═══ PROVIDED DATA ═══
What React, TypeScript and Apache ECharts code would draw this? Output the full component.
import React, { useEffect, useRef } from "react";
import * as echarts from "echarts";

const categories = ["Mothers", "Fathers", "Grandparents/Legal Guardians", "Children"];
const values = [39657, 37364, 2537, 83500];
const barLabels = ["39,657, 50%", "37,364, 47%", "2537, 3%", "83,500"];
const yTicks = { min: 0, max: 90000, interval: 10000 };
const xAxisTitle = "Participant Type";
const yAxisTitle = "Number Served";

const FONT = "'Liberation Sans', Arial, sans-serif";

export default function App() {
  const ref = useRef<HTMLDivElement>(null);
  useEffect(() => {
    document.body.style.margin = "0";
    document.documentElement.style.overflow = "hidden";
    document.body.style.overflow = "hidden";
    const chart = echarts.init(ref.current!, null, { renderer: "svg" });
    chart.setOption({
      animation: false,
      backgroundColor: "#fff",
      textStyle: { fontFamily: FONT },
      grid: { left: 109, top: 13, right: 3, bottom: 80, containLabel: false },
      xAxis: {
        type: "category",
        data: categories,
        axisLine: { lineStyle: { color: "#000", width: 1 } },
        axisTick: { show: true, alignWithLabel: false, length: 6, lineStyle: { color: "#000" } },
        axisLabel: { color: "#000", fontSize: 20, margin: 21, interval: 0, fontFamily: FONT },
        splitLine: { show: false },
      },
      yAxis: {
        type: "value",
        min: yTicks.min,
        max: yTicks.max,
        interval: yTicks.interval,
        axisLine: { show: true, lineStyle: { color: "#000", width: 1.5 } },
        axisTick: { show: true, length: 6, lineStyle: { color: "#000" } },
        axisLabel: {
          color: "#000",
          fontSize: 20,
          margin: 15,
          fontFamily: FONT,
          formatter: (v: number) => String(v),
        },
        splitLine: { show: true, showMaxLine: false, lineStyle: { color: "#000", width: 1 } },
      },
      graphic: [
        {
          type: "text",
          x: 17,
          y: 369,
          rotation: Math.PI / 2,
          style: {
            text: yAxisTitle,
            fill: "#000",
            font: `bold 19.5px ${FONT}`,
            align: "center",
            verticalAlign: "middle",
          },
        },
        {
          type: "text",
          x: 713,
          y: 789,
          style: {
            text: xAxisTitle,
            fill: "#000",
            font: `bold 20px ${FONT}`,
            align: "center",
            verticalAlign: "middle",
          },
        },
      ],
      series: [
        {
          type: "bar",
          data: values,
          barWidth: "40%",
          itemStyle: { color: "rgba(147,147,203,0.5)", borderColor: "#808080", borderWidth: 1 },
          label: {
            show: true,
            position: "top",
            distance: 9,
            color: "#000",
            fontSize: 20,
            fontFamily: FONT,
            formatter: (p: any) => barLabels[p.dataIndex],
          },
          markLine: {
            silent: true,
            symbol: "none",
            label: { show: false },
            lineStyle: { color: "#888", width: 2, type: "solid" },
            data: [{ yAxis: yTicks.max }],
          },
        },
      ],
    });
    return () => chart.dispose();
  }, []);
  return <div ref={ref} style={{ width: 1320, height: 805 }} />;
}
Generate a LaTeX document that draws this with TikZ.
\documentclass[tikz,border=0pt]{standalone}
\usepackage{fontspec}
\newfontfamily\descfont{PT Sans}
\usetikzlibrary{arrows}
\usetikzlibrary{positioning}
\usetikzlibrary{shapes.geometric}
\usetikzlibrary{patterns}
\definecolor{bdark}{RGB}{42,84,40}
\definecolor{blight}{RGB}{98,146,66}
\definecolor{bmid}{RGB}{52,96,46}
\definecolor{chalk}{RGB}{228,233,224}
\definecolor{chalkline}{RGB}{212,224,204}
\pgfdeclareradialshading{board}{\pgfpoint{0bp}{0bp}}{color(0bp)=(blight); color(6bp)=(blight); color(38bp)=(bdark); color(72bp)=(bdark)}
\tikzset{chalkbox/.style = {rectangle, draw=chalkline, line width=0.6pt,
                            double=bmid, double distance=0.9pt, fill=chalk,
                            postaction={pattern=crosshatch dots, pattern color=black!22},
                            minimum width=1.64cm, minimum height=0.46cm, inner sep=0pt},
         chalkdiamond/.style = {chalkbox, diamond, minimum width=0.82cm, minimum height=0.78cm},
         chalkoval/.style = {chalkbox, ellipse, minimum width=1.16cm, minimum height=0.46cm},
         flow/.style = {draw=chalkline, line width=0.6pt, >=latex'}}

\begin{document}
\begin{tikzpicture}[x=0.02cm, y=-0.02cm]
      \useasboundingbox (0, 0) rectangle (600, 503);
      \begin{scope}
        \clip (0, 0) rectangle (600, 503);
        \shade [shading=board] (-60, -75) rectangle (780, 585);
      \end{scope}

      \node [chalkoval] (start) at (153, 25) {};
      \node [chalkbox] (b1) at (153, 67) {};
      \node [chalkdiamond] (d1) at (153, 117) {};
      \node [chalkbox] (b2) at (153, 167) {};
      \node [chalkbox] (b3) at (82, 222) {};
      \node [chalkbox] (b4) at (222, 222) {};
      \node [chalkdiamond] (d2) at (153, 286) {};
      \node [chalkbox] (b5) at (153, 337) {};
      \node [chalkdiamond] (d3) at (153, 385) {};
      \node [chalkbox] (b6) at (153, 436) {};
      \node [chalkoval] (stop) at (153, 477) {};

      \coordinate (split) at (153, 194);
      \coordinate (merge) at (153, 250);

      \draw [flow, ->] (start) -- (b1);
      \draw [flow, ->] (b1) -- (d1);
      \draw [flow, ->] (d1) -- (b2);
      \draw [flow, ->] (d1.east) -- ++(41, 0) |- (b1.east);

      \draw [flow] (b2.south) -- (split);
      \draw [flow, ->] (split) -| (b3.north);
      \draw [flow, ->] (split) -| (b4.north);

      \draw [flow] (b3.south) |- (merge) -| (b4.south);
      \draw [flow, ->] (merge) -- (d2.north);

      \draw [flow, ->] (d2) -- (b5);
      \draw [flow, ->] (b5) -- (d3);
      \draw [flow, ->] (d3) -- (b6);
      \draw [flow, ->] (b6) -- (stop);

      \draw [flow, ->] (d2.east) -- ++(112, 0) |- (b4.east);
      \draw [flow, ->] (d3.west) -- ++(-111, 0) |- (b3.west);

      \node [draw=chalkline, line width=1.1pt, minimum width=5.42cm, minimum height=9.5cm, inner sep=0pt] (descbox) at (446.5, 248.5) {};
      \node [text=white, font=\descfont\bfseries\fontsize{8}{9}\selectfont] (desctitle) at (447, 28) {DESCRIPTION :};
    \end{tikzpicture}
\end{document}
═══
Please reproduce all of the entries exactly as they stand.

ANSWER FOR THIS EXERCISE
What React, TypeScript and Apache ECharts code would draw this? Output the full component.
import React, { useEffect, useRef } from "react";
import * as echarts from "echarts";

const categories = ["Mothers", "Fathers", "Grandparents/Legal Guardians", "Children"];
const values = [39657, 37364, 2537, 83500];
const barLabels = ["39,657, 50%", "37,364, 47%", "2537, 3%", "83,500"];
const yTicks = { min: 0, max: 90000, interval: 10000 };
const xAxisTitle = "Participant Type";
const yAxisTitle = "Number Served";

const FONT = "'Liberation Sans', Arial, sans-serif";

export default function App() {
  const ref = useRef<HTMLDivElement>(null);
  useEffect(() => {
    document.body.style.margin = "0";
    document.documentElement.style.overflow = "hidden";
    document.body.style.overflow = "hidden";
    const chart = echarts.init(ref.current!, null, { renderer: "svg" });
    chart.setOption({
      animation: false,
      backgroundColor: "#fff",
      textStyle: { fontFamily: FONT },
      grid: { left: 109, top: 13, right: 3, bottom: 80, containLabel: false },
      xAxis: {
        type: "category",
        data: categories,
        axisLine: { lineStyle: { color: "#000", width: 1 } },
        axisTick: { show: true, alignWithLabel: false, length: 6, lineStyle: { color: "#000" } },
        axisLabel: { color: "#000", fontSize: 20, margin: 21, interval: 0, fontFamily: FONT },
        splitLine: { show: false },
      },
      yAxis: {
        type: "value",
        min: yTicks.min,
        max: yTicks.max,
        interval: yTicks.interval,
        axisLine: { show: true, lineStyle: { color: "#000", width: 1.5 } },
        axisTick: { show: true, length: 6, lineStyle: { color: "#000" } },
        axisLabel: {
          color: "#000",
          fontSize: 20,
          margin: 15,
          fontFamily: FONT,
          formatter: (v: number) => String(v),
        },
        splitLine: { show: true, showMaxLine: false, lineStyle: { color: "#000", width: 1 } },
      },
      graphic: [
        {
          type: "text",
          x: 17,
          y: 369,
          rotation: Math.PI / 2,
          style: {
            text: yAxisTitle,
            fill: "#000",
            font: `bold 19.5px ${FONT}`,
            align: "center",
            verticalAlign: "middle",
          },
        },
        {
          type: "text",
          x: 713,
          y: 789,
          style: {
            text: xAxisTitle,
            fill: "#000",
            font: `bold 20px ${FONT}`,
            align: "center",
            verticalAlign: "middle",
          },
        },
      ],
      series: [
        {
          type: "bar",
          data: values,
          barWidth: "40%",
          itemStyle: { color: "rgba(147,147,203,0.5)", borderColor: "#808080", borderWidth: 1 },
          label: {
            show: true,
            position: "top",
            distance: 9,
            color: "#000",
            fontSize: 20,
            fontFamily: FONT,
            formatter: (p: any) => barLabels[p.dataIndex],
          },
          markLine: {
            silent: true,
            symbol: "none",
            label: { show: false },
            lineStyle: { color: "#888", width: 2, type: "solid" },
            data: [{ yAxis: yTicks.max }],
          },
        },
      ],
    });
    return () => chart.dispose();
  }, []);
  return <div ref={ref} style={{ width: 1320, height: 805 }} />;
}
Generate a LaTeX document that draws this with TikZ.
\documentclass[tikz,border=0pt]{standalone}
\usepackage{fontspec}
\newfontfamily\descfont{PT Sans}
\usetikzlibrary{arrows}
\usetikzlibrary{positioning}
\usetikzlibrary{shapes.geometric}
\usetikzlibrary{patterns}
\definecolor{bdark}{RGB}{42,84,40}
\definecolor{blight}{RGB}{98,146,66}
\definecolor{bmid}{RGB}{52,96,46}
\definecolor{chalk}{RGB}{228,233,224}
\definecolor{chalkline}{RGB}{212,224,204}
\pgfdeclareradialshading{board}{\pgfpoint{0bp}{0bp}}{color(0bp)=(blight); color(6bp)=(blight); color(38bp)=(bdark); color(72bp)=(bdark)}
\tikzset{chalkbox/.style = {rectangle, draw=chalkline, line width=0.6pt,
                            double=bmid, double distance=0.9pt, fill=chalk,
                            postaction={pattern=crosshatch dots, pattern color=black!22},
                            minimum width=1.64cm, minimum height=0.46cm, inner sep=0pt},
         chalkdiamond/.style = {chalkbox, diamond, minimum width=0.82cm, minimum height=0.78cm},
         chalkoval/.style = {chalkbox, ellipse, minimum width=1.16cm, minimum height=0.46cm},
         flow/.style = {draw=chalkline, line width=0.6pt, >=latex'}}

\begin{document}
\begin{tikzpicture}[x=0.02cm, y=-0.02cm]
      \useasboundingbox (0, 0) rectangle (600, 503);
      \begin{scope}
        \clip (0, 0) rectangle (600, 503);
        \shade [shading=board] (-60, -75) rectangle (780, 585);
      \end{scope}

      \node [chalkoval] (start) at (153, 25) {};
      \node [chalkbox] (b1) at (153, 67) {};
      \node [chalkdiamond] (d1) at (153, 117) {};
      \node [chalkbox] (b2) at (153, 167) {};
      \node [chalkbox] (b3) at (82, 222) {};
      \node [chalkbox] (b4) at (222, 222) {};
      \node [chalkdiamond] (d2) at (153, 286) {};
      \node [chalkbox] (b5) at (153, 337) {};
      \node [chalkdiamond] (d3) at (153, 385) {};
      \node [chalkbox] (b6) at (153, 436) {};
      \node [chalkoval] (stop) at (153, 477) {};

      \coordinate (split) at (153, 194);
      \coordinate (merge) at (153, 250);

      \draw [flow, ->] (start) -- (b1);
      \draw [flow, ->] (b1) -- (d1);
      \draw [flow, ->] (d1) -- (b2);
      \draw [flow, ->] (d1.east) -- ++(41, 0) |- (b1.east);

      \draw [flow] (b2.south) -- (split);
      \draw [flow, ->] (split) -| (b3.north);
      \draw [flow, ->] (split) -| (b4.north);

      \draw [flow] (b3.south) |- (merge) -| (b4.south);
      \draw [flow, ->] (merge) -- (d2.north);

      \draw [flow, ->] (d2) -- (b5);
      \draw [flow, ->] (b5) -- (d3);
      \draw [flow, ->] (d3) -- (b6);
      \draw [flow, ->] (b6) -- (stop);

      \draw [flow, ->] (d2.east) -- ++(112, 0) |- (b4.east);
      \draw [flow, ->] (d3.west) -- ++(-111, 0) |- (b3.west);

      \node [draw=chalkline, line width=1.1pt, minimum width=5.42cm, minimum height=9.5cm, inner sep=0pt] (descbox) at (446.5, 248.5) {};
      \node [text=white, font=\descfont\bfseries\fontsize{8}{9}\selectfont] (desctitle) at (447, 28) {DESCRIPTION :};
    \end{tikzpicture}
\end{document}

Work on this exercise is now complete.